7. The hand operated power tool as set forth in claim 1, wherein the power tool comprises a second gear mechanism adapted for translating the rotational movement of the first tool shaft into a rotational movement of the second tool shaft.
8. A hand operated power tool comprising a housing with a motor operatively supported in the housing and a tool shaft operatively connected to said motor and driven by said motor so as to perform a rotational movement, at least one functional unit mountable to the tool shaft, said functional unit including a carrier and a working element wherein said carrier is disposed between said tool shaft of said working element such that rotational movement of the tool shaft is translated into the actuating movement of the working element through said carrier, wherein the functional unit is separate from the rest of the tool, and is detachably fixed to the tool shaft, wherein the rest of the tool includes a receiving section to which the functional unit is detachably fixed, wherein said receiving section makes part of the tool shaft and is designed to receive different types of functional units comprising different types of carrier elements and/or working elements, said housing has a longitudinal extension enclosing the motor, a first gear mechanism and a first tool shaft are located in the housing and extend along a longitudinal extension of the housing, wherein the first tool shaft rotates about a first rotational axis, and wherein a second tool shaft, which actuates the functional unit, rotates about a second rotational axis, wherein the two axes intersect each other in an angle being larger than 0° and smaller than 180°.

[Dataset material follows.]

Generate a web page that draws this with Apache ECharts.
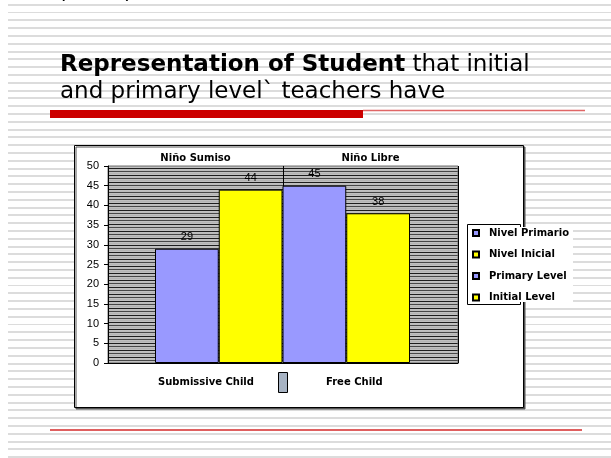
<!DOCTYPE html>
<html>
<head>
<meta charset="utf-8">
<script src="https://cdn.jsdelivr.net/npm/echarts@6/dist/echarts.min.js"></script>
<style>
  html, body { margin: 0; padding: 0; background: #fff; }
  #stage { position: relative; width: 611px; height: 458px; overflow: hidden; }
  #lines {
    position: absolute; left: 8px; top: 0; right: 0; bottom: 0;
    background-image: repeating-linear-gradient(to bottom,
      transparent 0, transparent 3.7px, #dcdcdc 3.7px, #dcdcdc 5.7px,
      transparent 5.7px, transparent 7.8px);
  }
  #chart { position: absolute; left: 0; top: 0; width: 611px; height: 458px; }
</style>
</head>
<body>
<div id="stage">
  <div id="lines"></div>
  <div id="chart"></div>
</div>
<script>
// values
const topCategories = ['Niño Sumiso', 'Niño Libre']
const bottomCategories = ['Submissive Child', 'Free Child']
const yTicks = [0, 5, 10, 15, 20, 25, 30, 35, 40, 45, 50]

const nivelPrimario = [29, '-']
const nivelInicial = [44, '-']
const primaryLevel = ['-', 45]
const initialLevel = ['-', 38]

const purple = '#9999ff'
const yellow = '#ffff00'

// narrow horizontal hatch used as plot background
function hatch() {
  const c = document.createElement('canvas')
  c.width = 4
  c.height = 7
  const g = c.getContext('2d')
  const rows = ['#1e1e1e', '#c0c0c0', '#bcbcbc', '#474747', '#c0c0c0', '#b4b4b4', '#c0c0c0']
  rows.forEach((col, i) => { g.fillStyle = col; g.fillRect(0, i, 4, 1) })
  return c
}

const chart = echarts.init(document.getElementById('chart'))

const barSeries = (name, data, color, stack) => ({
  name,
  type: 'bar',
  xAxisIndex: 2,
  yAxisIndex: 1,
  stack,
  data,
  barGap: 0,
  barCategoryGap: 0,
  itemStyle: { color, borderColor: '#000', borderWidth: 1 },
  label: {
    show: true,
    position: 'top',
    distance: 6,
    fontFamily: 'Liberation Sans',
    fontSize: 11,
    color: '#000'
  },
  emphasis: { disabled: true }
})

const option = {
  backgroundColor: 'transparent',
  animation: false,
  title: {
    left: 55,
    top: 47,
    text: '{b|Representation of Student} that initial\nand primary level` teachers have',
    textStyle: {
      fontFamily: 'DejaVu Sans',
      fontSize: 23,
      fontWeight: 'normal',
      color: '#000',
      lineHeight: 27,
      rich: {
        b: { fontFamily: 'DejaVu Sans', fontSize: 23, fontWeight: 'bold', color: '#000', lineHeight: 27 }
      }
    }
  },
  graphic: [
    { type: 'text', left: 58, top: -19, z: 1, style: { text: '(', font: '22px DejaVu Sans', fill: '#000' } },
    { type: 'text', left: 124, top: -19, z: 1, style: { text: ')', font: '22px DejaVu Sans', fill: '#000' } },
    { type: 'rect', z: 1, shape: { x: 50, y: 110, width: 313, height: 8 }, style: { fill: '#cc0000' } },
    { type: 'line', z: 1, shape: { x1: 363, y1: 110.5, x2: 585, y2: 110.5 }, style: { stroke: '#e06666', lineWidth: 1.5 } },
    {
      type: 'rect', z: -10,
      shape: { x: 74.5, y: 145.5, width: 449, height: 262 },
      style: { fill: '#fff', stroke: '#000', lineWidth: 1, shadowColor: '#555', shadowOffsetX: 1.5, shadowOffsetY: 1.5 }
    },
    { type: 'line', z: 1, shape: { x1: 50, y1: 430, x2: 582, y2: 430 }, style: { stroke: '#d42a2a', lineWidth: 1.5 } },
    // legend frame, text backdrop overflows the frame like in the slide
    { type: 'rect', z: 1, shape: { x: 467.5, y: 224.5, width: 53, height: 80 }, style: { fill: '#fff', stroke: '#000', lineWidth: 1 } },
    { type: 'rect', z: 1, shape: { x: 468, y: 227, width: 105, height: 75 }, style: { fill: '#fff' } },
    // bottom labels and the stray key box between them
    { type: 'rect', z: 1, shape: { x: 278.5, y: 372.5, width: 9, height: 20 }, style: { fill: '#a7b3c3', stroke: '#000', lineWidth: 1 } },
    {
      type: 'text', z: 1, left: 158, top: 377,
      style: { text: bottomCategories[0], font: 'bold 10px DejaVu Sans', fill: '#000' }
    },
    {
      type: 'text', z: 1, left: 326, top: 377,
      style: { text: bottomCategories[1], font: 'bold 10px DejaVu Sans', fill: '#000' }
    }
  ],
  legend: {
    orient: 'vertical',
    left: 472,
    top: 227,
    padding: 0,
    itemWidth: 6,
    itemHeight: 6,
    itemGap: 9.5,
    icon: 'rect',
    selectedMode: false,
    textStyle: {
      fontFamily: 'DejaVu Sans',
      fontWeight: 'bold',
      fontSize: 10,
      lineHeight: 12,
      color: '#000',
      padding: [0, 0, 0, 5]
    },
    data: ['Nivel Primario', 'Nivel Inicial', 'Primary Level', 'Initial Level']
  },
  grid: [
    {
      left: 108, right: 153, top: 166, bottom: 95,
      show: true,
      backgroundColor: { image: hatch(), repeat: 'repeat' },
      borderColor: '#707070',
      borderWidth: 1
    },
    { left: 155, right: 201, top: 166, bottom: 95, show: false }
  ],
  xAxis: [
    {
      gridIndex: 0,
      type: 'category',
      position: 'top',
      data: topCategories,
      axisLine: { show: false },
      axisTick: { show: false },
      axisLabel: {
        margin: 3,
        fontFamily: 'DejaVu Sans',
        fontWeight: 'bold',
        fontSize: 10,
        color: '#000'
      },
      splitLine: { show: true, lineStyle: { color: '#000', width: 1 } }
    },
    {
      gridIndex: 0,
      type: 'category',
      position: 'bottom',
      data: bottomCategories,
      axisLine: { show: true, lineStyle: { color: '#000', width: 1 } },
      axisTick: { show: false },
      axisLabel: { show: false },
      splitLine: { show: false }
    },
    {
      gridIndex: 1,
      type: 'category',
      data: bottomCategories,
      show: false
    }
  ],
  yAxis: [
    {
      gridIndex: 0,
      type: 'value',
      min: yTicks[0],
      max: yTicks[yTicks.length - 1],
      interval: yTicks[1] - yTicks[0],
      axisLine: { show: true, lineStyle: { color: '#000', width: 1 } },
      axisTick: { show: true, length: 4, lineStyle: { color: '#000' } },
      axisLabel: { margin: 9, fontFamily: 'Liberation Sans', fontSize: 11, color: '#000' },
      splitLine: { show: false }
    },
    {
      gridIndex: 1,
      type: 'value',
      min: yTicks[0],
      max: yTicks[yTicks.length - 1],
      show: false
    }
  ],
  series: [
    barSeries('Nivel Primario', nivelPrimario, purple, 'purple'),
    barSeries('Nivel Inicial', nivelInicial, yellow, 'yellow'),
    barSeries('Primary Level', primaryLevel, purple, 'purple'),
    barSeries('Initial Level', initialLevel, yellow, 'yellow')
  ]
}

chart.setOption(option)
</script>
</body>
</html>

9. The hand operated power tool as set forth in claim 8, wherein a plurality of different functional units are available, each of which can be detachably fixed to the rest of the tool and each of which has a carrier element designed such that the working element of the functional unit performs a certain type of actuating movement, the actuating movements of the working elements of the different functional units differing from one another by type and/or degree.
10. The hand operated power tool as set forth in claim 9, wherein the differing types of actuating movements performed by the working elements of the different functional units comprise one or more of the following kind: a rotational, a random-orbital, a roto-orbital, a planetary, a linear, a linear or rotary alternating back and forth actuating movement.
11. The hand operated power tool as set forth in claim 8, wherein a plurality of different functional units are available, each of which can be detachably fixed to the rest of the tool and each of which has a working element, the working elements of the different functional units differing from one another by type and/or dimension.
12. The hand operated power tool as set forth in claim 11, wherein the differing types of working elements of the different functional units comprise one or more of the following kinds of working elements: having a backing plate with a working sheet integrally formed on a bottom surface of the backing plate, having a backing plate with an attachment layer on its bottom surface for releasably attaching separate working sheets, the working sheets being adapted for polishing, sanding, abrading or grinding surfaces of workpieces and/or having backing plates with different forms, like a delta shape, a rectangular shape or a circular shape, and/or having backing plates with different dimensions.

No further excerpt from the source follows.